> _Raw data_
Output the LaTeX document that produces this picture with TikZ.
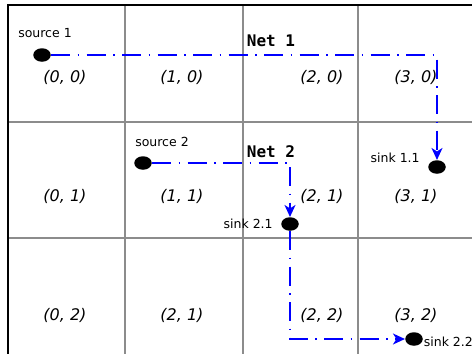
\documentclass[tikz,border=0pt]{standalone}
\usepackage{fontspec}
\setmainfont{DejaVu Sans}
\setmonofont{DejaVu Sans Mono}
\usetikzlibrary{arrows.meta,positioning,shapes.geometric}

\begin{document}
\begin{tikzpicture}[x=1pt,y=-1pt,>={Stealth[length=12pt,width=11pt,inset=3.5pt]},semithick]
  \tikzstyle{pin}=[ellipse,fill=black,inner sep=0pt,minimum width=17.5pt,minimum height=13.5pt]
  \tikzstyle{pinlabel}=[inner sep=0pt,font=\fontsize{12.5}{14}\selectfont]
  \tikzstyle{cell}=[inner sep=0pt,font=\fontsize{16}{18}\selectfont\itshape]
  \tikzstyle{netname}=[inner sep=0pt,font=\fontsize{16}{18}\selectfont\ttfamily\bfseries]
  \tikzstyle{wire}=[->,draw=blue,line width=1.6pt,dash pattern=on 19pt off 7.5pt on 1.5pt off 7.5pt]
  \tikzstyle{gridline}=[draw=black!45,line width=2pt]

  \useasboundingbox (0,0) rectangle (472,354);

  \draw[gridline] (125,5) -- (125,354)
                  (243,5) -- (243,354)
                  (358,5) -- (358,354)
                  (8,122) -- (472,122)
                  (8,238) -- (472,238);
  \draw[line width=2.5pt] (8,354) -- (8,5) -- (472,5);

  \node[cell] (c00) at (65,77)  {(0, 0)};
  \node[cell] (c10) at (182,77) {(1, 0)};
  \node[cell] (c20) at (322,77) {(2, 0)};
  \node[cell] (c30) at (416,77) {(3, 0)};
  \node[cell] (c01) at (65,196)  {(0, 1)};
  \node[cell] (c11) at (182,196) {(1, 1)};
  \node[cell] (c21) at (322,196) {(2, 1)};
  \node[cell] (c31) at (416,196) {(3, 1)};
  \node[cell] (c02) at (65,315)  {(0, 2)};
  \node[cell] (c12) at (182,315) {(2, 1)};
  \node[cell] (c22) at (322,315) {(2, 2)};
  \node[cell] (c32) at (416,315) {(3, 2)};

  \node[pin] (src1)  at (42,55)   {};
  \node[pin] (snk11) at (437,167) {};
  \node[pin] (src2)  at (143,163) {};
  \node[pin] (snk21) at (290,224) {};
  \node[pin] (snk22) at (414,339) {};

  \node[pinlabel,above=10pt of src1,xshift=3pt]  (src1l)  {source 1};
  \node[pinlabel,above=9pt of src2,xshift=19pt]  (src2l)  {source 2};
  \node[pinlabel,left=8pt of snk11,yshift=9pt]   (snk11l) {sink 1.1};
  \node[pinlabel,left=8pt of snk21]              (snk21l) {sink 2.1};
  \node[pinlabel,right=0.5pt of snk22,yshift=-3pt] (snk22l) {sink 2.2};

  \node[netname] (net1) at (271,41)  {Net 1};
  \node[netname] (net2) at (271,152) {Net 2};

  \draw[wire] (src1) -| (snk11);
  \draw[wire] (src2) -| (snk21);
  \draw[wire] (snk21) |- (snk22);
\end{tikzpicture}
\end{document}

> _Objective_
Go through the listing above and write it all out exactly, leaving out any picture.

> _The result_
Output the LaTeX document that produces this picture with TikZ.
\documentclass[tikz,border=0pt]{standalone}
\usepackage{fontspec}
\setmainfont{DejaVu Sans}
\setmonofont{DejaVu Sans Mono}
\usetikzlibrary{arrows.meta,positioning,shapes.geometric}

\begin{document}
\begin{tikzpicture}[x=1pt,y=-1pt,>={Stealth[length=12pt,width=11pt,inset=3.5pt]},semithick]
  \tikzstyle{pin}=[ellipse,fill=black,inner sep=0pt,minimum width=17.5pt,minimum height=13.5pt]
  \tikzstyle{pinlabel}=[inner sep=0pt,font=\fontsize{12.5}{14}\selectfont]
  \tikzstyle{cell}=[inner sep=0pt,font=\fontsize{16}{18}\selectfont\itshape]
  \tikzstyle{netname}=[inner sep=0pt,font=\fontsize{16}{18}\selectfont\ttfamily\bfseries]
  \tikzstyle{wire}=[->,draw=blue,line width=1.6pt,dash pattern=on 19pt off 7.5pt on 1.5pt off 7.5pt]
  \tikzstyle{gridline}=[draw=black!45,line width=2pt]

  \useasboundingbox (0,0) rectangle (472,354);

  \draw[gridline] (125,5) -- (125,354)
                  (243,5) -- (243,354)
                  (358,5) -- (358,354)
                  (8,122) -- (472,122)
                  (8,238) -- (472,238);
  \draw[line width=2.5pt] (8,354) -- (8,5) -- (472,5);

  \node[cell] (c00) at (65,77)  {(0, 0)};
  \node[cell] (c10) at (182,77) {(1, 0)};
  \node[cell] (c20) at (322,77) {(2, 0)};
  \node[cell] (c30) at (416,77) {(3, 0)};
  \node[cell] (c01) at (65,196)  {(0, 1)};
  \node[cell] (c11) at (182,196) {(1, 1)};
  \node[cell] (c21) at (322,196) {(2, 1)};
  \node[cell] (c31) at (416,196) {(3, 1)};
  \node[cell] (c02) at (65,315)  {(0, 2)};
  \node[cell] (c12) at (182,315) {(2, 1)};
  \node[cell] (c22) at (322,315) {(2, 2)};
  \node[cell] (c32) at (416,315) {(3, 2)};

  \node[pin] (src1)  at (42,55)   {};
  \node[pin] (snk11) at (437,167) {};
  \node[pin] (src2)  at (143,163) {};
  \node[pin] (snk21) at (290,224) {};
  \node[pin] (snk22) at (414,339) {};

  \node[pinlabel,above=10pt of src1,xshift=3pt]  (src1l)  {source 1};
  \node[pinlabel,above=9pt of src2,xshift=19pt]  (src2l)  {source 2};
  \node[pinlabel,left=8pt of snk11,yshift=9pt]   (snk11l) {sink 1.1};
  \node[pinlabel,left=8pt of snk21]              (snk21l) {sink 2.1};
  \node[pinlabel,right=0.5pt of snk22,yshift=-3pt] (snk22l) {sink 2.2};

  \node[netname] (net1) at (271,41)  {Net 1};
  \node[netname] (net2) at (271,152) {Net 2};

  \draw[wire] (src1) -| (snk11);
  \draw[wire] (src2) -| (snk21);
  \draw[wire] (snk21) |- (snk22);
\end{tikzpicture}
\end{document}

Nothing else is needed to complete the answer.